Items from a dataset:
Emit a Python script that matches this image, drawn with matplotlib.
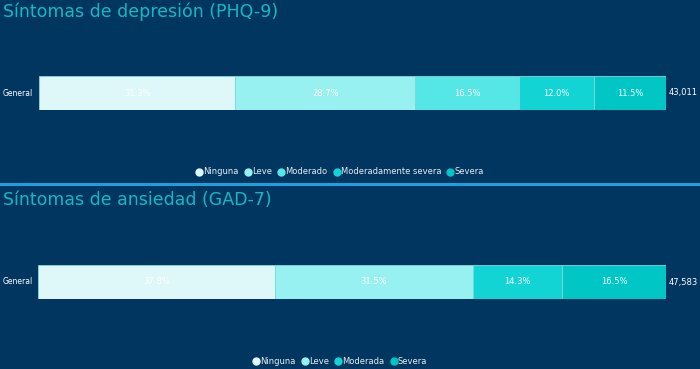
import matplotlib.pyplot as plt
from matplotlib.lines import Line2D

bg = '#003660'
title_col = '#17b8c4'

dep_cats = ['Ninguna', 'Leve', 'Moderado', 'Moderadamente severa', 'Severa']
dep_vals = [31.3, 28.7, 16.5, 12.0, 11.5]
dep_total = '43,011'

anx_cats = ['Ninguna', 'Leve', 'Moderada', 'Severa']
anx_vals = [37.8, 31.5, 14.3, 16.5]
anx_total = '47,583'

dep_colors = ['#def8f9', '#97f1f1', '#54e7e5', '#13d4d4', '#00c6c6']
anx_colors = ['#def8f9', '#97f1f1', '#13d4d4', '#00c6c6']

W, H = 700, 369
fig = plt.figure(figsize=(W / 100, H / 100), dpi=100)
fig.patch.set_facecolor(bg)


def px_axes(x0, y0, x1, y1):
    # pixel box (top-left origin) -> figure fraction
    return fig.add_axes([x0 / W, 1 - y1 / H, (x1 - x0) / W, (y1 - y0) / H])


def stacked(ax, vals, colors, total, y_mid):
    ax.set_facecolor(bg)
    left = 0
    for v, c in zip(vals, colors):
        ax.barh(0, v, left=left, height=1, color=c, edgecolor='#7fd8dc', linewidth=0.6)
        ax.text(left + v / 2, 0, f'{v:.1f}%', color='white', ha='center', va='center', fontsize=6)
        left += v
    ax.set_xlim(0, sum(vals))
    ax.set_ylim(-0.5, 0.5)
    ax.axis('off')
    fig.text(33 / W, 1 - y_mid / H, 'General', color='white',
             ha='right', va='center', fontsize=5.5)
    ax.text(1.004, 0, total, transform=ax.get_yaxis_transform(), color='white',
            ha='left', va='center', fontsize=6)


def legend(cats, colors, y):
    handles = [Line2D([], [], marker='o', linestyle='', markersize=5, markerfacecolor=c,
                      markeredgecolor=c) for c in colors]
    leg = fig.legend(handles, cats, loc='center', bbox_to_anchor=(0.485, 1 - y / H), ncol=len(cats),
                     frameon=False, fontsize=6, handletextpad=0.0, columnspacing=0.6,
                     handlelength=1.0)
    for t in leg.get_texts():
        t.set_color('#e8eef2')


fig.text(3 / W, 1 - 12 / H, 'Síntomas de depresión (PHQ-9)', color=title_col, fontsize=12.5,
         va='center', ha='left')
fig.text(3 / W, 1 - 200 / H, 'Síntomas de ansiedad (GAD-7)', color=title_col, fontsize=12.5,
         va='center', ha='left')

ax1 = px_axes(39, 76, 666, 110)
stacked(ax1, dep_vals, dep_colors, dep_total, 93)
ax2 = px_axes(38, 265, 666, 299)
stacked(ax2, anx_vals, anx_colors, anx_total, 282)

legend(dep_cats, dep_colors, 172)
legend(anx_cats, anx_colors, 361)

sep = px_axes(0, 183, 700, 186)
sep.set_facecolor('#1ba0dc')
sep.set_xticks([])
sep.set_yticks([])
for s in sep.spines.values():
    s.set_visible(False)

fig.savefig('out.png', dpi=100, facecolor=bg)
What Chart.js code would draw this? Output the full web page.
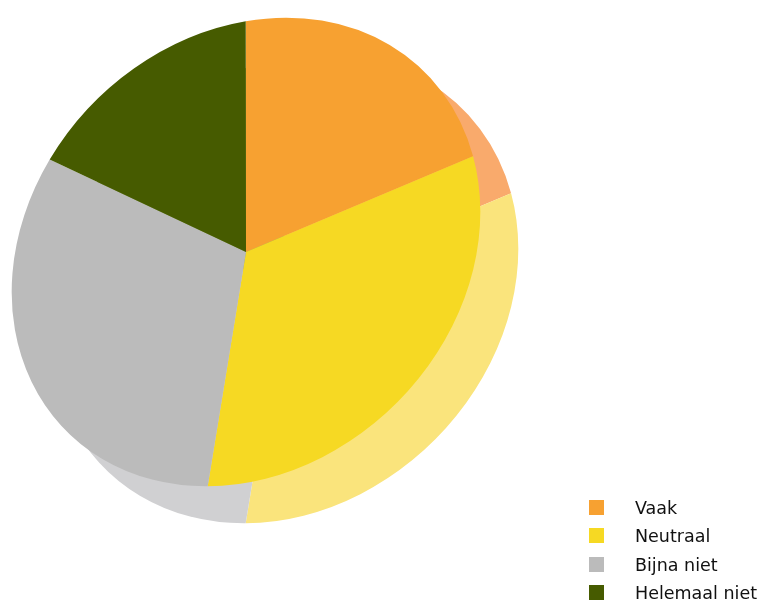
<!DOCTYPE html>
<html>
<head>
<meta charset="utf-8">
<script src="https://cdn.jsdelivr.net/npm/chart.js@4"></script>
<style>
  html, body { margin: 0; padding: 0; background: #fff; }
  #wrap { position: relative; width: 761px; height: 601px; overflow: hidden; }
  #wrap canvas { position: absolute; left: 0; top: 0; }
  #legend { position: absolute; left: 589px; top: 500px; margin: 0; padding: 0; list-style: none;
            font-family: "DejaVu Sans", sans-serif; font-size: 17.5px; color: #111; }
  #legend li { position: relative; height: 28.3px; padding-left: 46px; line-height: 17px; white-space: nowrap; }
  #legend span { position: absolute; left: 0; top: 0; width: 15px; height: 15px; }
</style>
</head>
<body>
<div id="wrap">
  <canvas id="shadowChart" width="761" height="601"></canvas>
  <canvas id="pieChart" width="761" height="601"></canvas>
  <ul id="legend"></ul>
</div>
<script>
// number of answers per option
const labels = ["Vaak", "Neutraal", "Bijna niet", "Helemaal niet"];
const values = [4, 6, 6, 3];
const colors = ["#f7a131", "#f6d923", "#bbbbbb", "#465b00"];
const sideColors = ["#f9aa6c", "#fae47c", "#d0d0d2", "#9aa866"];

// the pie is seen at a slant: stretch along the NE-SW diagonal, squash along NW-SE
const stretch = 258 / 235, squash = 217 / 235;
const tilt = {
    id: "tilt",
    beforeDatasetsDraw(chart) {
        const area = chart.chartArea;
        const cx = (area.left + area.right) / 2;
        const cy = (area.top + area.bottom) / 2;
        const p = (stretch + squash) / 2, q = (squash - stretch) / 2;
        const ctx = chart.ctx;
        ctx.save();
        ctx.translate(cx, cy);
        ctx.transform(p, q, q, p, 0, 0);
        ctx.translate(-cx, -cy);
    },
    afterDatasetsDraw(chart) {
        chart.ctx.restore();
    }
};

function makePie(id, fill, padding) {
    const ctx = document.getElementById(id).getContext("2d");
    return new Chart(ctx, {
        type: "pie",
        data: {
            labels: labels,
            datasets: [{
                data: values,
                backgroundColor: fill,
                borderWidth: 0
            }]
        },
        options: {
            responsive: false,
            animation: false,
            rotation: -5,
            layout: { padding: padding },
            plugins: {
                legend: { display: false },
                tooltip: { enabled: false }
            }
        },
        plugins: [tilt]
    });
}

// side of the disc: a lighter copy behind, shifted right and down
makePie("shadowChart", sideColors, { left: 53, top: 58, right: 246, bottom: 81 });
makePie("pieChart", colors, { left: 15, top: 21, right: 284, bottom: 118 });

// legend
const legend = document.getElementById("legend");
labels.forEach((label, i) => {
    const li = document.createElement("li");
    li.innerHTML = `<span style="background:${colors[i]}"></span>${label}`;
    legend.appendChild(li);
});
</script>
</body>
</html>
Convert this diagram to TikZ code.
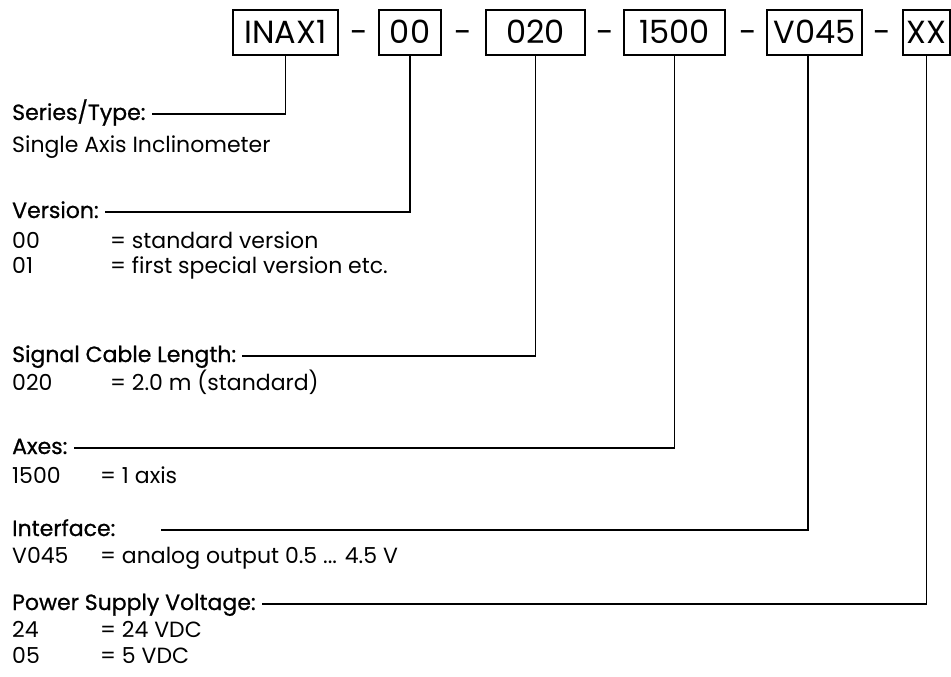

YOUR OBJECTIVE: Extract the entries in full, exactly as they are, minus the pictures.

EXERCISE ANSWER:
Emit a Python script that matches this image, drawn with matplotlib.
import matplotlib.pyplot as plt
from matplotlib.lines import Line2D

bg = '#003660'
title_col = '#17b8c4'

dep_cats = ['Ninguna', 'Leve', 'Moderado', 'Moderadamente severa', 'Severa']
dep_vals = [31.3, 28.7, 16.5, 12.0, 11.5]
dep_total = '43,011'

anx_cats = ['Ninguna', 'Leve', 'Moderada', 'Severa']
anx_vals = [37.8, 31.5, 14.3, 16.5]
anx_total = '47,583'

dep_colors = ['#def8f9', '#97f1f1', '#54e7e5', '#13d4d4', '#00c6c6']
anx_colors = ['#def8f9', '#97f1f1', '#13d4d4', '#00c6c6']

W, H = 700, 369
fig = plt.figure(figsize=(W / 100, H / 100), dpi=100)
fig.patch.set_facecolor(bg)


def px_axes(x0, y0, x1, y1):
    # pixel box (top-left origin) -> figure fraction
    return fig.add_axes([x0 / W, 1 - y1 / H, (x1 - x0) / W, (y1 - y0) / H])


def stacked(ax, vals, colors, total, y_mid):
    ax.set_facecolor(bg)
    left = 0
    for v, c in zip(vals, colors):
        ax.barh(0, v, left=left, height=1, color=c, edgecolor='#7fd8dc', linewidth=0.6)
        ax.text(left + v / 2, 0, f'{v:.1f}%', color='white', ha='center', va='center', fontsize=6)
        left += v
    ax.set_xlim(0, sum(vals))
    ax.set_ylim(-0.5, 0.5)
    ax.axis('off')
    fig.text(33 / W, 1 - y_mid / H, 'General', color='white',
             ha='right', va='center', fontsize=5.5)
    ax.text(1.004, 0, total, transform=ax.get_yaxis_transform(), color='white',
            ha='left', va='center', fontsize=6)


def legend(cats, colors, y):
    handles = [Line2D([], [], marker='o', linestyle='', markersize=5, markerfacecolor=c,
                      markeredgecolor=c) for c in colors]
    leg = fig.legend(handles, cats, loc='center', bbox_to_anchor=(0.485, 1 - y / H), ncol=len(cats),
                     frameon=False, fontsize=6, handletextpad=0.0, columnspacing=0.6,
                     handlelength=1.0)
    for t in leg.get_texts():
        t.set_color('#e8eef2')


fig.text(3 / W, 1 - 12 / H, 'Síntomas de depresión (PHQ-9)', color=title_col, fontsize=12.5,
         va='center', ha='left')
fig.text(3 / W, 1 - 200 / H, 'Síntomas de ansiedad (GAD-7)', color=title_col, fontsize=12.5,
         va='center', ha='left')

ax1 = px_axes(39, 76, 666, 110)
stacked(ax1, dep_vals, dep_colors, dep_total, 93)
ax2 = px_axes(38, 265, 666, 299)
stacked(ax2, anx_vals, anx_colors, anx_total, 282)

legend(dep_cats, dep_colors, 172)
legend(anx_cats, anx_colors, 361)

sep = px_axes(0, 183, 700, 186)
sep.set_facecolor('#1ba0dc')
sep.set_xticks([])
sep.set_yticks([])
for s in sep.spines.values():
    s.set_visible(False)

fig.savefig('out.png', dpi=100, facecolor=bg)
What Chart.js code would draw this? Output the full web page.
<!DOCTYPE html>
<html>
<head>
<meta charset="utf-8">
<script src="https://cdn.jsdelivr.net/npm/chart.js@4"></script>
<style>
  html, body { margin: 0; padding: 0; background: #fff; }
  #wrap { position: relative; width: 761px; height: 601px; overflow: hidden; }
  #wrap canvas { position: absolute; left: 0; top: 0; }
  #legend { position: absolute; left: 589px; top: 500px; margin: 0; padding: 0; list-style: none;
            font-family: "DejaVu Sans", sans-serif; font-size: 17.5px; color: #111; }
  #legend li { position: relative; height: 28.3px; padding-left: 46px; line-height: 17px; white-space: nowrap; }
  #legend span { position: absolute; left: 0; top: 0; width: 15px; height: 15px; }
</style>
</head>
<body>
<div id="wrap">
  <canvas id="shadowChart" width="761" height="601"></canvas>
  <canvas id="pieChart" width="761" height="601"></canvas>
  <ul id="legend"></ul>
</div>
<script>
// number of answers per option
const labels = ["Vaak", "Neutraal", "Bijna niet", "Helemaal niet"];
const values = [4, 6, 6, 3];
const colors = ["#f7a131", "#f6d923", "#bbbbbb", "#465b00"];
const sideColors = ["#f9aa6c", "#fae47c", "#d0d0d2", "#9aa866"];

// the pie is seen at a slant: stretch along the NE-SW diagonal, squash along NW-SE
const stretch = 258 / 235, squash = 217 / 235;
const tilt = {
    id: "tilt",
    beforeDatasetsDraw(chart) {
        const area = chart.chartArea;
        const cx = (area.left + area.right) / 2;
        const cy = (area.top + area.bottom) / 2;
        const p = (stretch + squash) / 2, q = (squash - stretch) / 2;
        const ctx = chart.ctx;
        ctx.save();
        ctx.translate(cx, cy);
        ctx.transform(p, q, q, p, 0, 0);
        ctx.translate(-cx, -cy);
    },
    afterDatasetsDraw(chart) {
        chart.ctx.restore();
    }
};

function makePie(id, fill, padding) {
    const ctx = document.getElementById(id).getContext("2d");
    return new Chart(ctx, {
        type: "pie",
        data: {
            labels: labels,
            datasets: [{
                data: values,
                backgroundColor: fill,
                borderWidth: 0
            }]
        },
        options: {
            responsive: false,
            animation: false,
            rotation: -5,
            layout: { padding: padding },
            plugins: {
                legend: { display: false },
                tooltip: { enabled: false }
            }
        },
        plugins: [tilt]
    });
}

// side of the disc: a lighter copy behind, shifted right and down
makePie("shadowChart", sideColors, { left: 53, top: 58, right: 246, bottom: 81 });
makePie("pieChart", colors, { left: 15, top: 21, right: 284, bottom: 118 });

// legend
const legend = document.getElementById("legend");
labels.forEach((label, i) => {
    const li = document.createElement("li");
    li.innerHTML = `<span style="background:${colors[i]}"></span>${label}`;
    legend.appendChild(li);
});
</script>
</body>
</html>
Convert this diagram to TikZ code.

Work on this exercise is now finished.